Pela minha perspectiva infantil, a cidade longínqua era grandiosa. Vi casas e ricos sobrados, maravilhosamente iluminados. E era dia. O sol os iluminava. E eu quis atravessar a ponte de tora de braúna e ir para o outro lado. E eu era uma menina de sete anos, bem caipirinha, bem roceirinha, bem o adjetivo inferiorizado que você quiser (não se esqueça; não conhecia nenhuma grande cidade!).
Comecei a caminhar, procurando equilibrar-me em cima da tora que ficava sobre o amplo rio. Caminhei até à metade. No meio do rio, depois de ter caminhado por um longo tempo, sempre me equilibrando, comecei a sentir frio e medo. Minhas pernas infantis já não colaboravam com a minha ânsia de atravessar o rio e ir para o outro lado, onde se localizava a magnificente cidade. As pernas falharam, eu escorreguei no liso da tora, e me vi sentada, com as pernas abertas, sobre a tora de braúna, com muito medo de cair naquelas águas claras e tranqüilas. O rio era um espelho tranquilo. Não vi águas revoltas. Sentada (montada, com as pernas abertas ― em forma de ípsilon de cabeça para baixo ― sobre a tora), eu procurava movimentar-me, por certo sentada, dando impulso, elevando o corpo, sempre para frente. Quase chegando ao outro lado, vi-me em apuros, prestes a cair naquelas águas tranquilas e profundas. Em desequilíbrio, eu murmurava: ui!, ui!, ui!, olhando sempre em direção à Grande Cidade.
Não cai. E não voltei para trás, pois acordei.
Acordei com a mamãe me perguntando: “O que ocê tá sentindo, Neuza? Por que cê está gemendo ui!, ui!, ui!?”. “Não estou sentindo nada não, mamãe! Estava sonhando um sonho bão demais da conta! A senhora me acordou, antes d’eu chegar à cidade! Já tem janta, mamãe?”. “Que janta o quê? Já é de manhã. Ocê dormiu sem janta. Um sono só, desde quatro da tarde. Não quis acordar ocê não. Ocê vai mais é tomar café, menina!, e ir logo p’ru Grupo Escolar, porque hoje já é segunda-feira!

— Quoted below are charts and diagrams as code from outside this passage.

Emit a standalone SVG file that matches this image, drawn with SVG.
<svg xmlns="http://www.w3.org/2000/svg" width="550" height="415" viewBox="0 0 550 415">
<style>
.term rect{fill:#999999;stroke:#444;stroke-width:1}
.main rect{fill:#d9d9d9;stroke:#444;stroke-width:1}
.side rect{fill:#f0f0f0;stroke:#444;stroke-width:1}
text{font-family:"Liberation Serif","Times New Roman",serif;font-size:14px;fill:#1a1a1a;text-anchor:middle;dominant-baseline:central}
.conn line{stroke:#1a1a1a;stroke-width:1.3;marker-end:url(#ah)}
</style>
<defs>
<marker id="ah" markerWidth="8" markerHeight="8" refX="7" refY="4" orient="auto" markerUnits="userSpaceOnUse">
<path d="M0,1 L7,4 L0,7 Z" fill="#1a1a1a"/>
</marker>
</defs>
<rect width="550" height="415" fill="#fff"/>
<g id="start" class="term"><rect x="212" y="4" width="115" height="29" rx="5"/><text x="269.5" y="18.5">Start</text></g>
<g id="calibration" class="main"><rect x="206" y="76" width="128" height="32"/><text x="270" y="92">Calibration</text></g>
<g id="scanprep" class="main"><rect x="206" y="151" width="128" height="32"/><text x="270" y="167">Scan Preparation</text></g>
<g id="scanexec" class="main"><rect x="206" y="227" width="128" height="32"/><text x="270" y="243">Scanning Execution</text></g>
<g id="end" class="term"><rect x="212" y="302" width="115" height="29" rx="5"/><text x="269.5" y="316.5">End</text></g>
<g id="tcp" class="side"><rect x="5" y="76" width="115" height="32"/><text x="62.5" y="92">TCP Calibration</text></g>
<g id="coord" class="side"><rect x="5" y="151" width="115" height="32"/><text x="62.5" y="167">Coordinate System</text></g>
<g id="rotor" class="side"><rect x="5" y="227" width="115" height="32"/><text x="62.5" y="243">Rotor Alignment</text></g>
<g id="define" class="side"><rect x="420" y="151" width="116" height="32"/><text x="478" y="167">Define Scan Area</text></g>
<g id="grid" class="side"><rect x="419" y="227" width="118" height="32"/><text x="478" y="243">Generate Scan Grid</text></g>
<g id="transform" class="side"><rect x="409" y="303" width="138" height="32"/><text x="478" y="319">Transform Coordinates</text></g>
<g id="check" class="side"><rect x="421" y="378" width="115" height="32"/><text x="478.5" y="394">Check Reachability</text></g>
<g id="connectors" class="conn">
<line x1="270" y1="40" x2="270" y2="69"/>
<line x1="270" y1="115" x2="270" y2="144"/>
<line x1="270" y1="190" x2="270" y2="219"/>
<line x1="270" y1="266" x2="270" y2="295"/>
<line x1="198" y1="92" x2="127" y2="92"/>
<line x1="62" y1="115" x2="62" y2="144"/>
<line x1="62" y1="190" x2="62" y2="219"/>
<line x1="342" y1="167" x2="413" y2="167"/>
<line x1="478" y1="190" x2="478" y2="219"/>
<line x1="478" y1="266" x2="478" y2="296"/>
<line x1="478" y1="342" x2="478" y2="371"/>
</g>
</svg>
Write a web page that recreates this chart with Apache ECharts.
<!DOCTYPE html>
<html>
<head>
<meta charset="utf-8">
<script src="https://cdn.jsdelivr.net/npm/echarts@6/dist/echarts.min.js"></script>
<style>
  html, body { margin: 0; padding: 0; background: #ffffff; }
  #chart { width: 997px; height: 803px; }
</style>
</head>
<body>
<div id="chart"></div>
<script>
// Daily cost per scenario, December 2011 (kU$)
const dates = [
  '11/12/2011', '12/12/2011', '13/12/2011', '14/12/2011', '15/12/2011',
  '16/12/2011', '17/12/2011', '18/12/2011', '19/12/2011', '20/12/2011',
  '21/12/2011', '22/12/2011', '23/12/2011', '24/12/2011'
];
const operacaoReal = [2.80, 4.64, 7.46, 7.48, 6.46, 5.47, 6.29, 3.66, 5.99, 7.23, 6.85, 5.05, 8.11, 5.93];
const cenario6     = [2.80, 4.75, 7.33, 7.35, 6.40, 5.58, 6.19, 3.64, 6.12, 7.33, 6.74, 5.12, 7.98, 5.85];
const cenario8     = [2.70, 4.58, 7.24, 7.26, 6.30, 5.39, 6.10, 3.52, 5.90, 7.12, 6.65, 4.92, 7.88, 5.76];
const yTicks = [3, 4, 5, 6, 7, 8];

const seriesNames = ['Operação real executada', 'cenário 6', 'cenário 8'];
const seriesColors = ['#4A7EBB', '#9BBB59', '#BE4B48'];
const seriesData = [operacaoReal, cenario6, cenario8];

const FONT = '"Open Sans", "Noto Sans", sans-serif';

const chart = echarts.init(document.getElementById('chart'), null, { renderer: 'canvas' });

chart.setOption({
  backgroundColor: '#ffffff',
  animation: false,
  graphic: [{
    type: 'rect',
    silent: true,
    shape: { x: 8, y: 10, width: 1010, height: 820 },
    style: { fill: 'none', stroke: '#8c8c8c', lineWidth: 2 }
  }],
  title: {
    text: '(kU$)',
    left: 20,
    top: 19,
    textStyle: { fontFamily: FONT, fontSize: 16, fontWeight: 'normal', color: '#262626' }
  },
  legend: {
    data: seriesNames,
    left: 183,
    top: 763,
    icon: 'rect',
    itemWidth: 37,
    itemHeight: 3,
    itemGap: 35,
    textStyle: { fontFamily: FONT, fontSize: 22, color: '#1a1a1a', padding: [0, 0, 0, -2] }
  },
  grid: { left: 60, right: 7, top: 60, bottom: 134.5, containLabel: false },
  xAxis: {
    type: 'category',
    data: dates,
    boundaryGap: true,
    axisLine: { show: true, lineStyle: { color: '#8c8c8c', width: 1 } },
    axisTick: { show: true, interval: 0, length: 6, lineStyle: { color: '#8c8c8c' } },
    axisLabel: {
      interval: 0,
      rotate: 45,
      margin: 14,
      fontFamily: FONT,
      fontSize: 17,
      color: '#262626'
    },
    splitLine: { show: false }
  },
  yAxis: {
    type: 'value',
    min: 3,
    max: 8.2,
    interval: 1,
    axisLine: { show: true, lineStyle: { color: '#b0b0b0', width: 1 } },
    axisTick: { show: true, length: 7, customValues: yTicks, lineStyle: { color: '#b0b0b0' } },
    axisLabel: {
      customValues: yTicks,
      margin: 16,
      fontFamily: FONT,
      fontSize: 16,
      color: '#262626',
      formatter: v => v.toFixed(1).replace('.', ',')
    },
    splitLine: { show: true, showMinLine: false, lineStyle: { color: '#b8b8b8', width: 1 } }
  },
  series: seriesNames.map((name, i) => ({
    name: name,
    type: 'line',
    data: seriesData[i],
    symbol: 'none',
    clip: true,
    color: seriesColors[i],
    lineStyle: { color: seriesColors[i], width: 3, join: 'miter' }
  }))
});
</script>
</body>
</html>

Anos depois, já estávamos morando na Grande Cidade do Rio de Janeiro. Em 1991, atravessei o Oceano Atlântico, sobre uma ponte de tora de braúna imaginária, pois olhava aquele marzão infinito da janelinha do avião. Viajava feliz, para conhecer algumas Cidades da Europa. Em dezembro de 1995 e todo o ano de 1996, morei em Manaus, e pude ter a exata idéia da grandiosidade do rio Amazonas, visualizado em sonho aos sete anos de idade. Exatamente igual. Em 1997, já de volta ao Rio de Janeiro, eu atravessava, todas as quartas-feiras, a Ponte Rio-Niterói, para trabalhar em São Gonçalo, como professora universitária. Nas idas e vindas, eu revivia o meu sonho dos sete anos. Tanto do lado do Rio de Janeiro quanto do lado de Niterói a minha perspectiva era sempre a mesma: uma longa ponte, um imenso rio-mar, e, bem próxima, uma magnificente cidade. Tudo exatamente igual.
Até hoje, as grandes cidades, as longas viagens e as intermináveis aventuras continuam em meus sonhos de todas as noites. Os caminhos da roça, também. Graças a Deus! Felizmente, não perdi contato com as minhas raízes! Continuo direcionando os meus sonhos noturnos (manipulando-os criativamente!), sempre para frente, com o meu pezinho infantil ainda bem plantado em minhas emoções primordiais. Sem medo de ser feliz! Graças a Deus! Subidas íngremes (fáceis ou difíceis); tapetes sendo puxados violentamente sob os meus pés com asinhas douradas; intermináveis elevadores, panorâmicos; longas estradas (de carro, ônibus, a pé, etc.); escadas infindas (sempre para cima, sim, senhor!; às vezes com dificuldade, outras vezes, com muita facilidade). Sonhos grandiosos! Sim senhor! Realidade comum! Muito trabalho! Pouco dinheiro! Muita alegria! Tristeza, jamais! Vida saudável! Muita riqueza interior, sim senhor! Obrigada, meu Deus! Amém!